→ **Task**
Find the lines holding the word "this" and collect them.

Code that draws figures
## Begin

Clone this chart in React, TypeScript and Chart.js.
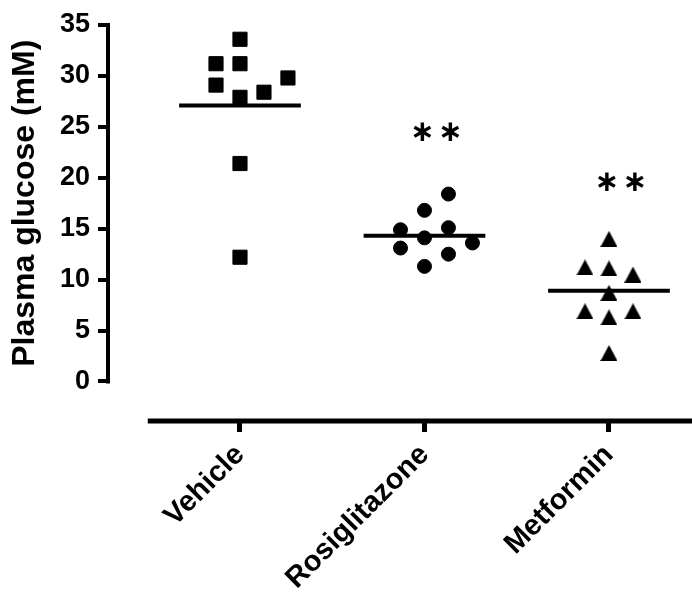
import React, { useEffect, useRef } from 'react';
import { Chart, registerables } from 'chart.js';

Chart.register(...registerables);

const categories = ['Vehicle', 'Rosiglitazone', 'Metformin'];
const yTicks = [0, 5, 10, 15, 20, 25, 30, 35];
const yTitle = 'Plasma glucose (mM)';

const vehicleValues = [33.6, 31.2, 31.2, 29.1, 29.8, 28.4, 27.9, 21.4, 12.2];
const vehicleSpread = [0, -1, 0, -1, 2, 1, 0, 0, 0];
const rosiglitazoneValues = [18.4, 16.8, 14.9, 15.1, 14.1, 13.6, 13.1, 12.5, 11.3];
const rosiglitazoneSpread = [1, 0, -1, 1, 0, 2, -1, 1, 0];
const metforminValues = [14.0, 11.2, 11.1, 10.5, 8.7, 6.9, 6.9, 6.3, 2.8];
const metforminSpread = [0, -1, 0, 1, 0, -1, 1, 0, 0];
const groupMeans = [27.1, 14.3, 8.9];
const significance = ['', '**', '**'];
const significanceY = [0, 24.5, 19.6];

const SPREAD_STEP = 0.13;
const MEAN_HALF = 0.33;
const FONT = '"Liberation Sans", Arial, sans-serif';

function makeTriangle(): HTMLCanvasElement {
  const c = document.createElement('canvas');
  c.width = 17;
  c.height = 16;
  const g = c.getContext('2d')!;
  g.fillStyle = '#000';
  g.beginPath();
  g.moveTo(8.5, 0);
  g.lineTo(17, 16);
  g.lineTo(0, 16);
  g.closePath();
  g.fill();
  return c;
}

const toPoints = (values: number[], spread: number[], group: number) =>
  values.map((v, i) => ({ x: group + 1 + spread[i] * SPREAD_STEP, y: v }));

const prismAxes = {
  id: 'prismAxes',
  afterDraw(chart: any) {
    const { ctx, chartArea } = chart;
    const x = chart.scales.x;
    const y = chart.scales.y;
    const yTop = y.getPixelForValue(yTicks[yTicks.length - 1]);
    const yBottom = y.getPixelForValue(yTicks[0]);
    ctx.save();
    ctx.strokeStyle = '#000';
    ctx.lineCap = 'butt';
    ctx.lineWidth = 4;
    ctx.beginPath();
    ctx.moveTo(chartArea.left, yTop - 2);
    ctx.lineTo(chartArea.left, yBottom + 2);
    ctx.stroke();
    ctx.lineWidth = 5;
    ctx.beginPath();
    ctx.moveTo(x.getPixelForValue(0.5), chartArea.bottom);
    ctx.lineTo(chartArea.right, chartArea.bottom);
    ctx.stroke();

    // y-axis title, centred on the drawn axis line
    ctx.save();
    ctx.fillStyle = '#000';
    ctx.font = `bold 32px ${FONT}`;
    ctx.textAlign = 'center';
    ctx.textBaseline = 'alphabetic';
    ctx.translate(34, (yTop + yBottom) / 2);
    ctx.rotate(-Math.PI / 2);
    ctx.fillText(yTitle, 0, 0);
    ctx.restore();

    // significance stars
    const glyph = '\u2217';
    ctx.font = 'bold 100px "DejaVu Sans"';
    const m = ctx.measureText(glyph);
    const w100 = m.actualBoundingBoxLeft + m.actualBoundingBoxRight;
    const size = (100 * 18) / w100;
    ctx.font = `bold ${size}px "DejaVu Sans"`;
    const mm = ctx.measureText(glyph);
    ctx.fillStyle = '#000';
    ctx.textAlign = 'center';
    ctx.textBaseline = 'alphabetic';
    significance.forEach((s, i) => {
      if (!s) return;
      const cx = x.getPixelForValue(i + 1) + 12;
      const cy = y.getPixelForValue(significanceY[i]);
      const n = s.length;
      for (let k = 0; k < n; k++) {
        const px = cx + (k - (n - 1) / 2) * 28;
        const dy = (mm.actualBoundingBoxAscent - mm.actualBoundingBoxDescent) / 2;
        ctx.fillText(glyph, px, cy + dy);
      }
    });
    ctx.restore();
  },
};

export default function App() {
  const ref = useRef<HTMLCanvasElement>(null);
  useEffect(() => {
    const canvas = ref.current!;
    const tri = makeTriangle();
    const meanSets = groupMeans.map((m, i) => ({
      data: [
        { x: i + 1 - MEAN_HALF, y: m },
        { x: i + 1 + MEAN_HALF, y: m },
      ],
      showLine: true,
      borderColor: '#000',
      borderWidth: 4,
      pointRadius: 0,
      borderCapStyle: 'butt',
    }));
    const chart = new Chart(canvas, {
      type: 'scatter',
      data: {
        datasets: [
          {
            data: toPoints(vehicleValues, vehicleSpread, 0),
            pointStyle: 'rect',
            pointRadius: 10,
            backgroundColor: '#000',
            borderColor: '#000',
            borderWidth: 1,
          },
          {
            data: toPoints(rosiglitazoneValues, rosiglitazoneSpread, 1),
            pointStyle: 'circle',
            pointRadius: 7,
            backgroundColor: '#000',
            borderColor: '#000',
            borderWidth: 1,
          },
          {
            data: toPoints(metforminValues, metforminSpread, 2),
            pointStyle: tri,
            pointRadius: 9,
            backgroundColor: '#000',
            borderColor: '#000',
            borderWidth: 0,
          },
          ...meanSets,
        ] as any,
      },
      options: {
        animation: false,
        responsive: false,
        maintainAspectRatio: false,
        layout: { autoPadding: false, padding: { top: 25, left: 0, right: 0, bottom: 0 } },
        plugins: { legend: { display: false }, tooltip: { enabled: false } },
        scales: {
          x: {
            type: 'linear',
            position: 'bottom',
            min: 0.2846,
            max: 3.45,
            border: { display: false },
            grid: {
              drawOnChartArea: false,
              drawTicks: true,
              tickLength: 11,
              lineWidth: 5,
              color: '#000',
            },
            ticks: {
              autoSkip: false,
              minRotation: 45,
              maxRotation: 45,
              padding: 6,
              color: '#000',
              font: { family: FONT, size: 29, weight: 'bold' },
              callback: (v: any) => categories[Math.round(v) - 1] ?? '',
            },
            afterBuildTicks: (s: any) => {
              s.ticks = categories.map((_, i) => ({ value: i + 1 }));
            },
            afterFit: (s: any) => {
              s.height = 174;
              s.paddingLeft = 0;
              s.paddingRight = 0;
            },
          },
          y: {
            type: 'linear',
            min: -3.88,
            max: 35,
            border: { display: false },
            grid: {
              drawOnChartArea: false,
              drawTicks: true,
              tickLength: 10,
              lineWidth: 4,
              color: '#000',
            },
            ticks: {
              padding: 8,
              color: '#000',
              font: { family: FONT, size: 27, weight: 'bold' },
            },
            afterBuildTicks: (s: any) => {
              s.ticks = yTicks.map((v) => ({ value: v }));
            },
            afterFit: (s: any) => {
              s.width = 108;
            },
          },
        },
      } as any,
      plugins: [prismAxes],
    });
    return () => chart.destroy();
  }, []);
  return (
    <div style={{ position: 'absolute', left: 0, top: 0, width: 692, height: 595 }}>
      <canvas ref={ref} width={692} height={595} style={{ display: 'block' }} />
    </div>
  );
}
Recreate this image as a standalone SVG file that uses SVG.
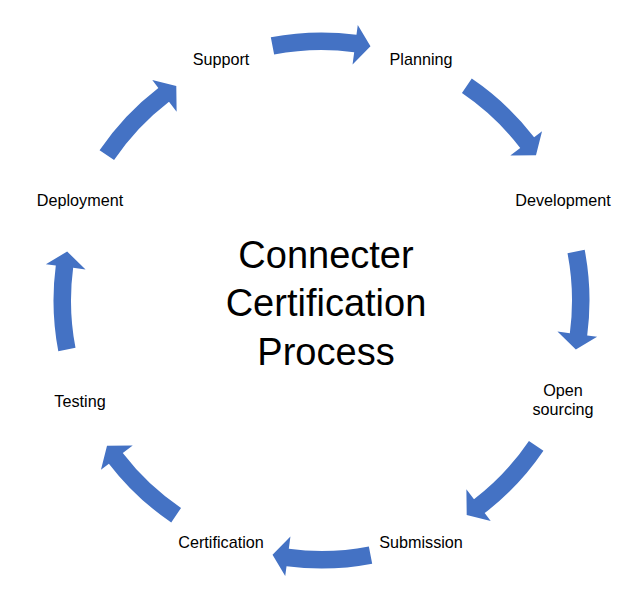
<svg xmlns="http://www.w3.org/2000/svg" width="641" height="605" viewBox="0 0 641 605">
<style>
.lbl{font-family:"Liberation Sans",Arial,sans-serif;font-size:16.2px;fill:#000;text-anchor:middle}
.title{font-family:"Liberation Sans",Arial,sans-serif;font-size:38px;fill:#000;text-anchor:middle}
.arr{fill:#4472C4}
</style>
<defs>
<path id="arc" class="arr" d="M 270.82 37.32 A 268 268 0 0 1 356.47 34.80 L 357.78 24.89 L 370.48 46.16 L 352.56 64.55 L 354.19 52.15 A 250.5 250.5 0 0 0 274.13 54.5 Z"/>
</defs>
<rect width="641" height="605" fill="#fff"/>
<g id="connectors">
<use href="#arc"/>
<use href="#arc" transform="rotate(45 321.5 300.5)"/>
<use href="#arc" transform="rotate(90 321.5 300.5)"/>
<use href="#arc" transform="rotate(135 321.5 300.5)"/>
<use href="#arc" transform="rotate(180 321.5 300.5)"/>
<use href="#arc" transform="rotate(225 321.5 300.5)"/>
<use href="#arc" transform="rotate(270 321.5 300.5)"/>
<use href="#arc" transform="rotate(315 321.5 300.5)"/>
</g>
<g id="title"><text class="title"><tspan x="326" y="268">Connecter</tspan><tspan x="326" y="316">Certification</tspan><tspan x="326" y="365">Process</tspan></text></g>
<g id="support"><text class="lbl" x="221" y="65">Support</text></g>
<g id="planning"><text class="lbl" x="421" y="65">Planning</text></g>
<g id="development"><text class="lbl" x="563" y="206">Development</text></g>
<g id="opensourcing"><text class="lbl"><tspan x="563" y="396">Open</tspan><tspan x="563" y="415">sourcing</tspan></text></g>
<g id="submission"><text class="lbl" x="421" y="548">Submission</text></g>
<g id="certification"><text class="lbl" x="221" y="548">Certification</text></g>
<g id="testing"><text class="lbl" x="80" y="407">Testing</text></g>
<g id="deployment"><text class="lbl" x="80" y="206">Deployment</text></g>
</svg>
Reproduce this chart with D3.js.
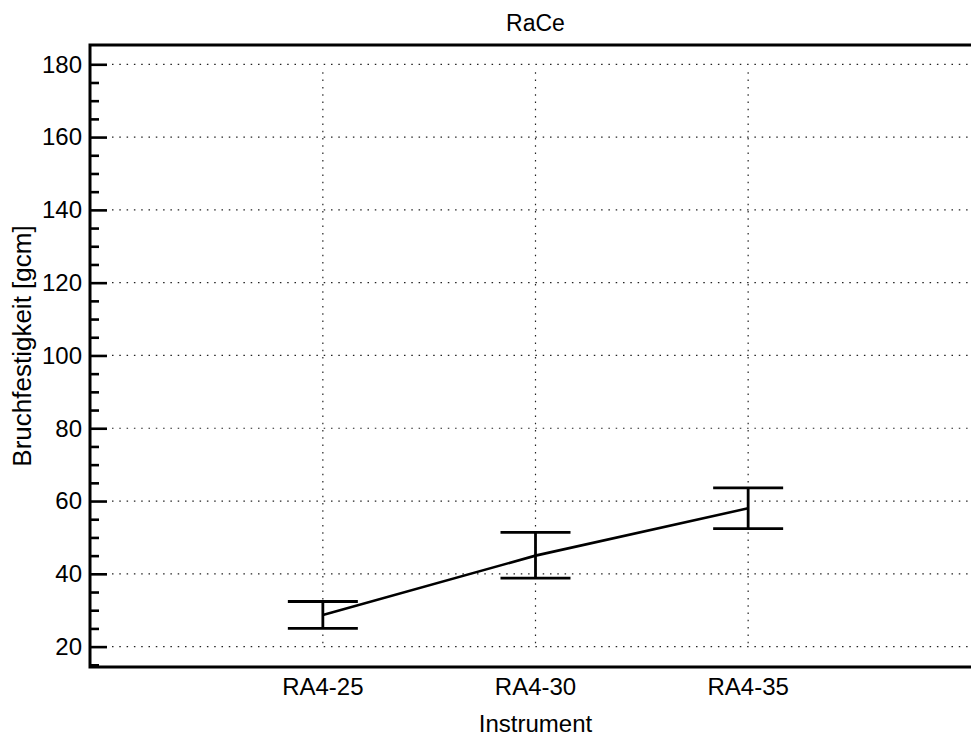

## End

→ **Full output**
Clone this chart in React, TypeScript and Chart.js.
Recreate this image as a standalone SVG file that uses SVG.
Reproduce this chart with D3.js.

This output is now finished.